YOUR INSTRUCTIONS » Quote the whole listing word for word. Do not include the pictures.

DATASET EXTRACT »
━━━

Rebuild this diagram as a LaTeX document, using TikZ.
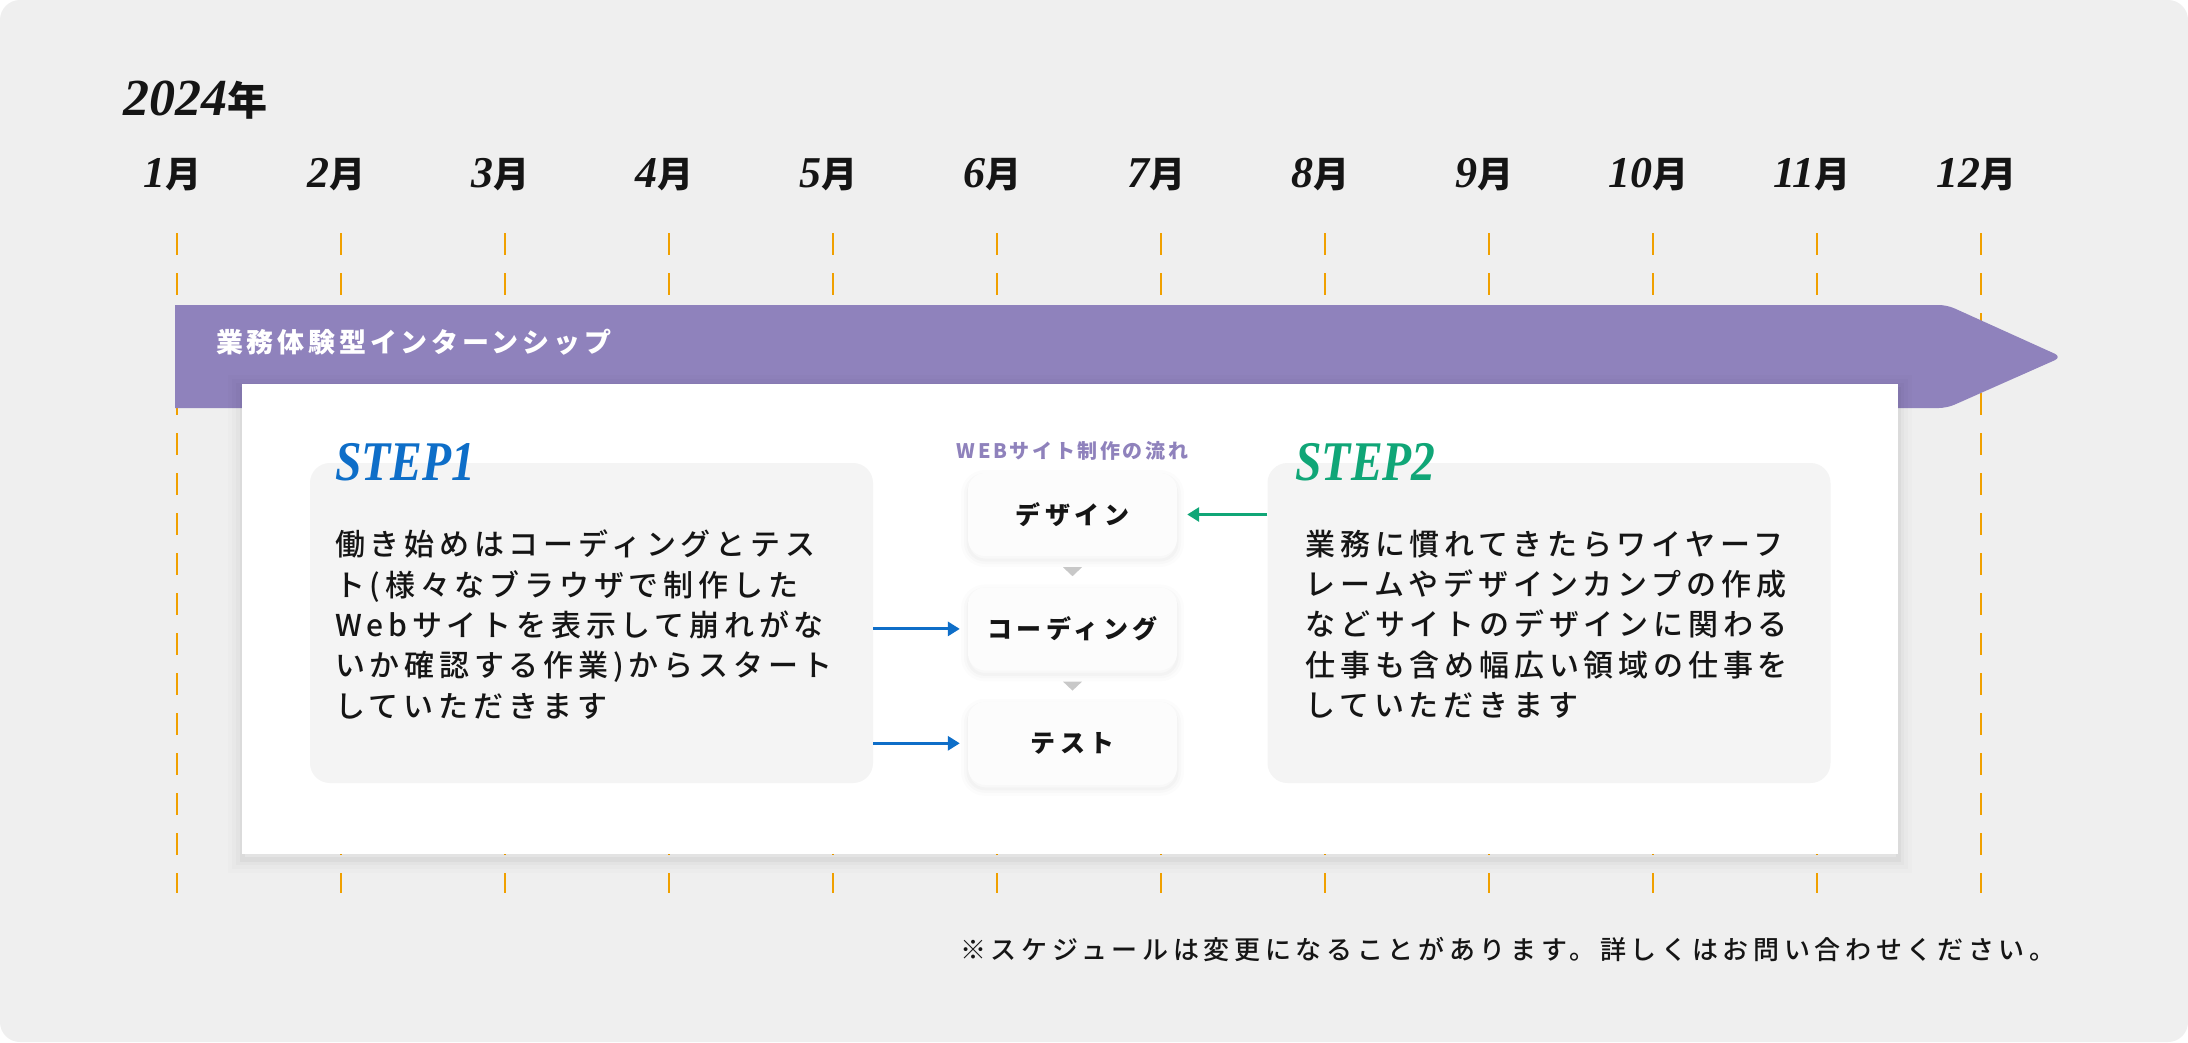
\documentclass[tikz,border=0pt]{standalone}
\usepackage{fontspec}
\setmainfont{Noto Sans CJK JP}
\newfontfamily\jpmedium{Noto Sans CJK JP Medium}
\newfontfamily\numfont{Liberation Serif}
\newfontfamily\stepfont{Liberation Serif}[FakeStretch=0.85]
\usetikzlibrary{arrows.meta,positioning,calc}

\definecolor{bgcol}{HTML}{EFEFEF}
\definecolor{barcol}{HTML}{8F82BC}
\definecolor{dashcol}{HTML}{F0A000}
\definecolor{inkcol}{HTML}{151515}
\definecolor{stepfill}{HTML}{F4F4F4}
\definecolor{flowfill}{HTML}{FCFCFC}
\definecolor{trigray}{HTML}{C8C8C8}
\definecolor{stepblue}{HTML}{0E6EC8}
\definecolor{stepgreen}{HTML}{10A677}

\begin{document}
\begin{tikzpicture}[
    x=1pt, y=-1pt,
    node distance=31pt,
    >=Latex,
    monthlabel/.style={anchor=base, inner sep=0pt, text=inkcol},
    monthdash/.style={draw=dashcol, line width=2.5pt, dash pattern=on 22pt off 18pt},
    barlabel/.style={
        anchor=west, inner sep=0pt, text=white,
        font=\fontsize{27pt}{30pt}\selectfont\bfseries\addfontfeature{LetterSpace=14}
    },
    cardbox/.style={
        fill=white, minimum width=1656pt, minimum height=470pt, inner sep=0pt,
        preaction={draw=black, line width=28pt, opacity=.012, transform canvas={yshift=-5pt}},
        preaction={draw=black, line width=20pt, opacity=.015, transform canvas={yshift=-5pt}},
        preaction={draw=black, line width=12pt, opacity=.02, transform canvas={yshift=-5pt}},
        preaction={draw=black, line width=5pt, opacity=.03, transform canvas={yshift=-5pt}}
    },
    stepbox/.style={
        rounded corners=20pt, fill=stepfill,
        minimum width=563pt, minimum height=320pt, inner sep=0pt
    },
    steplabel/.style={
        anchor=base west, inner sep=0pt,
        font=\fontsize{56pt}{60pt}\selectfont\stepfont\bfseries\itshape
    },
    bodytext/.style={
        anchor=north west, inner sep=0pt, align=left, text=inkcol,
        font=\fontsize{30pt}{40.3pt}\selectfont\jpmedium\addfontfeature{LetterSpace=16}
    },
    flowtitle/.style={
        inner sep=0pt, text=barcol,
        font=\fontsize{20pt}{22pt}\selectfont\bfseries\addfontfeature{LetterSpace=13}
    },
    flowbox/.style={
        rounded corners=17pt, fill=flowfill,
        minimum width=209pt, minimum height=83pt, inner sep=0pt, text=inkcol,
        font=\fontsize{25pt}{30pt}\selectfont\bfseries\addfontfeature{LetterSpace=18},
        preaction={draw=black, line width=14pt, opacity=.010, transform canvas={yshift=-4pt}},
        preaction={draw=black, line width=8pt, opacity=.014, transform canvas={yshift=-4pt}},
        preaction={draw=black, line width=3pt, opacity=.02, transform canvas={yshift=-4pt}}
    },
    flowtri/.style={fill=trigray},
    bluearrow/.style={draw=stepblue, line width=3pt, -{Triangle[length=12pt,width=14pt]}, shorten >=8pt},
    greenarrow/.style={draw=stepgreen, line width=3pt, -{Triangle[length=12pt,width=14pt]}, shorten >=10pt},
    notetext/.style={
        anchor=west, inner sep=0pt, text=inkcol,
        font=\fontsize{26pt}{30pt}\selectfont\jpmedium\addfontfeature{LetterSpace=18}
    }
]
\useasboundingbox (0,0) rectangle (2188,1042);

% --- BACKGROUND ---
\fill[white] (0,0) rectangle (2188,1042);
\fill[bgcol, rounded corners=20pt] (0,0) rectangle (2188,1042);

% --- YEAR AND MONTHS ---
\node[anchor=base west, inner sep=0pt, text=inkcol] (year) at (123,115)
{{\numfont\bfseries\itshape\fontsize{52pt}{54pt}\selectfont 2024}{\bfseries\fontsize{40pt}{42pt}\selectfont 年}};

\foreach \m in {1,...,12}{
    \coordinate (tick\m) at ({177+164*(\m-1)},233);
    \draw[monthdash] (tick\m) -- ++(0,660);
    \node[monthlabel] (month\m) at ({172+164*(\m-1)},187)
    {{\numfont\bfseries\itshape\fontsize{44pt}{50pt}\selectfont\m}{\bfseries\fontsize{36pt}{40pt}\selectfont 月}};
}

% --- INTERNSHIP BAR ---
\fill[barcol] (175,305) [rounded corners=8pt] -- (1947,305) -- (2062,357) -- (1947,408) [sharp corners] -- (175,408) -- cycle;
\node[barlabel] (bar) at (216,342) {業務体験型インターンシップ};

% --- CARD ---
\node[cardbox] (card) at (1070,619) {};

% --- STEP BOXES ---
\node[stepbox] (step1) at (591.5,623) {};
\node[stepbox] (step2) at (1549,623) {};

\node[steplabel, text=stepblue] (step1label) at ($(step1.north west)+(25,18)$) {STEP1};
\node[steplabel, text=stepgreen] (step2label) at ($(step2.north west)+(28,18)$) {STEP2};

\node[bodytext] (step1text) at ($(step1.north west)+(25,67)$)
{働き始めはコーディングとテス\\
ト(様々なブラウザで制作した\\
Webサイトを表示して崩れがな\\
いか確認する作業)からスタート\\
していただきます};

\node[bodytext] (step2text) at ($(step2.north west)+(38,67)$)
{業務に慣れてきたらワイヤーフ\\
レームやデザインカンプの作成\\
などサイトのデザインに関わる\\
仕事も含め幅広い領域の仕事を\\
していただきます};

% --- WEB FLOW ---
\node[flowbox] (design) at (1072.5,514.5) {デザイン};
\node[flowbox, below=of design] (coding) {コーディング};
\node[flowbox, below=of coding] (test) {テスト};
\node[flowtitle] (flowhead) at ($(design.north)+(0,-22)$) {WEBサイト制作の流れ};

\fill[flowtri] ($(design.south)!.5!(coding.north)$) ++(-9.5,-4.5) -- ++(19,0) -- ++(-9.5,9) -- cycle;
\fill[flowtri] ($(coding.south)!.5!(test.north)$) ++(-9.5,-4.5) -- ++(19,0) -- ++(-9.5,9) -- cycle;

% --- CONNECTIONS ---
\draw[bluearrow] (step1.east |- coding.west) -- (coding.west);
\draw[bluearrow] (step1.east |- test.west) -- (test.west);
\draw[greenarrow] (step2.west |- design.east) -- (design.east);

% --- NOTE ---
\node[notetext] (note) at (960,950) {※スケジュールは変更になることがあります。詳しくはお問い合わせください。};

\end{tikzpicture}
\end{document}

━━━

SOLUTION »
Rebuild this diagram as a LaTeX document, using TikZ.
\documentclass[tikz,border=0pt]{standalone}
\usepackage{fontspec}
\setmainfont{Noto Sans CJK JP}
\newfontfamily\jpmedium{Noto Sans CJK JP Medium}
\newfontfamily\numfont{Liberation Serif}
\newfontfamily\stepfont{Liberation Serif}[FakeStretch=0.85]
\usetikzlibrary{arrows.meta,positioning,calc}

\definecolor{bgcol}{HTML}{EFEFEF}
\definecolor{barcol}{HTML}{8F82BC}
\definecolor{dashcol}{HTML}{F0A000}
\definecolor{inkcol}{HTML}{151515}
\definecolor{stepfill}{HTML}{F4F4F4}
\definecolor{flowfill}{HTML}{FCFCFC}
\definecolor{trigray}{HTML}{C8C8C8}
\definecolor{stepblue}{HTML}{0E6EC8}
\definecolor{stepgreen}{HTML}{10A677}

\begin{document}
\begin{tikzpicture}[
    x=1pt, y=-1pt,
    node distance=31pt,
    >=Latex,
    monthlabel/.style={anchor=base, inner sep=0pt, text=inkcol},
    monthdash/.style={draw=dashcol, line width=2.5pt, dash pattern=on 22pt off 18pt},
    barlabel/.style={
        anchor=west, inner sep=0pt, text=white,
        font=\fontsize{27pt}{30pt}\selectfont\bfseries\addfontfeature{LetterSpace=14}
    },
    cardbox/.style={
        fill=white, minimum width=1656pt, minimum height=470pt, inner sep=0pt,
        preaction={draw=black, line width=28pt, opacity=.012, transform canvas={yshift=-5pt}},
        preaction={draw=black, line width=20pt, opacity=.015, transform canvas={yshift=-5pt}},
        preaction={draw=black, line width=12pt, opacity=.02, transform canvas={yshift=-5pt}},
        preaction={draw=black, line width=5pt, opacity=.03, transform canvas={yshift=-5pt}}
    },
    stepbox/.style={
        rounded corners=20pt, fill=stepfill,
        minimum width=563pt, minimum height=320pt, inner sep=0pt
    },
    steplabel/.style={
        anchor=base west, inner sep=0pt,
        font=\fontsize{56pt}{60pt}\selectfont\stepfont\bfseries\itshape
    },
    bodytext/.style={
        anchor=north west, inner sep=0pt, align=left, text=inkcol,
        font=\fontsize{30pt}{40.3pt}\selectfont\jpmedium\addfontfeature{LetterSpace=16}
    },
    flowtitle/.style={
        inner sep=0pt, text=barcol,
        font=\fontsize{20pt}{22pt}\selectfont\bfseries\addfontfeature{LetterSpace=13}
    },
    flowbox/.style={
        rounded corners=17pt, fill=flowfill,
        minimum width=209pt, minimum height=83pt, inner sep=0pt, text=inkcol,
        font=\fontsize{25pt}{30pt}\selectfont\bfseries\addfontfeature{LetterSpace=18},
        preaction={draw=black, line width=14pt, opacity=.010, transform canvas={yshift=-4pt}},
        preaction={draw=black, line width=8pt, opacity=.014, transform canvas={yshift=-4pt}},
        preaction={draw=black, line width=3pt, opacity=.02, transform canvas={yshift=-4pt}}
    },
    flowtri/.style={fill=trigray},
    bluearrow/.style={draw=stepblue, line width=3pt, -{Triangle[length=12pt,width=14pt]}, shorten >=8pt},
    greenarrow/.style={draw=stepgreen, line width=3pt, -{Triangle[length=12pt,width=14pt]}, shorten >=10pt},
    notetext/.style={
        anchor=west, inner sep=0pt, text=inkcol,
        font=\fontsize{26pt}{30pt}\selectfont\jpmedium\addfontfeature{LetterSpace=18}
    }
]
\useasboundingbox (0,0) rectangle (2188,1042);

% --- BACKGROUND ---
\fill[white] (0,0) rectangle (2188,1042);
\fill[bgcol, rounded corners=20pt] (0,0) rectangle (2188,1042);

% --- YEAR AND MONTHS ---
\node[anchor=base west, inner sep=0pt, text=inkcol] (year) at (123,115)
{{\numfont\bfseries\itshape\fontsize{52pt}{54pt}\selectfont 2024}{\bfseries\fontsize{40pt}{42pt}\selectfont 年}};

\foreach \m in {1,...,12}{
    \coordinate (tick\m) at ({177+164*(\m-1)},233);
    \draw[monthdash] (tick\m) -- ++(0,660);
    \node[monthlabel] (month\m) at ({172+164*(\m-1)},187)
    {{\numfont\bfseries\itshape\fontsize{44pt}{50pt}\selectfont\m}{\bfseries\fontsize{36pt}{40pt}\selectfont 月}};
}

% --- INTERNSHIP BAR ---
\fill[barcol] (175,305) [rounded corners=8pt] -- (1947,305) -- (2062,357) -- (1947,408) [sharp corners] -- (175,408) -- cycle;
\node[barlabel] (bar) at (216,342) {業務体験型インターンシップ};

% --- CARD ---
\node[cardbox] (card) at (1070,619) {};

% --- STEP BOXES ---
\node[stepbox] (step1) at (591.5,623) {};
\node[stepbox] (step2) at (1549,623) {};

\node[steplabel, text=stepblue] (step1label) at ($(step1.north west)+(25,18)$) {STEP1};
\node[steplabel, text=stepgreen] (step2label) at ($(step2.north west)+(28,18)$) {STEP2};

\node[bodytext] (step1text) at ($(step1.north west)+(25,67)$)
{働き始めはコーディングとテス\\
ト(様々なブラウザで制作した\\
Webサイトを表示して崩れがな\\
いか確認する作業)からスタート\\
していただきます};

\node[bodytext] (step2text) at ($(step2.north west)+(38,67)$)
{業務に慣れてきたらワイヤーフ\\
レームやデザインカンプの作成\\
などサイトのデザインに関わる\\
仕事も含め幅広い領域の仕事を\\
していただきます};

% --- WEB FLOW ---
\node[flowbox] (design) at (1072.5,514.5) {デザイン};
\node[flowbox, below=of design] (coding) {コーディング};
\node[flowbox, below=of coding] (test) {テスト};
\node[flowtitle] (flowhead) at ($(design.north)+(0,-22)$) {WEBサイト制作の流れ};

\fill[flowtri] ($(design.south)!.5!(coding.north)$) ++(-9.5,-4.5) -- ++(19,0) -- ++(-9.5,9) -- cycle;
\fill[flowtri] ($(coding.south)!.5!(test.north)$) ++(-9.5,-4.5) -- ++(19,0) -- ++(-9.5,9) -- cycle;

% --- CONNECTIONS ---
\draw[bluearrow] (step1.east |- coding.west) -- (coding.west);
\draw[bluearrow] (step1.east |- test.west) -- (test.west);
\draw[greenarrow] (step2.west |- design.east) -- (design.east);

% --- NOTE ---
\node[notetext] (note) at (960,950) {※スケジュールは変更になることがあります。詳しくはお問い合わせください。};

\end{tikzpicture}
\end{document}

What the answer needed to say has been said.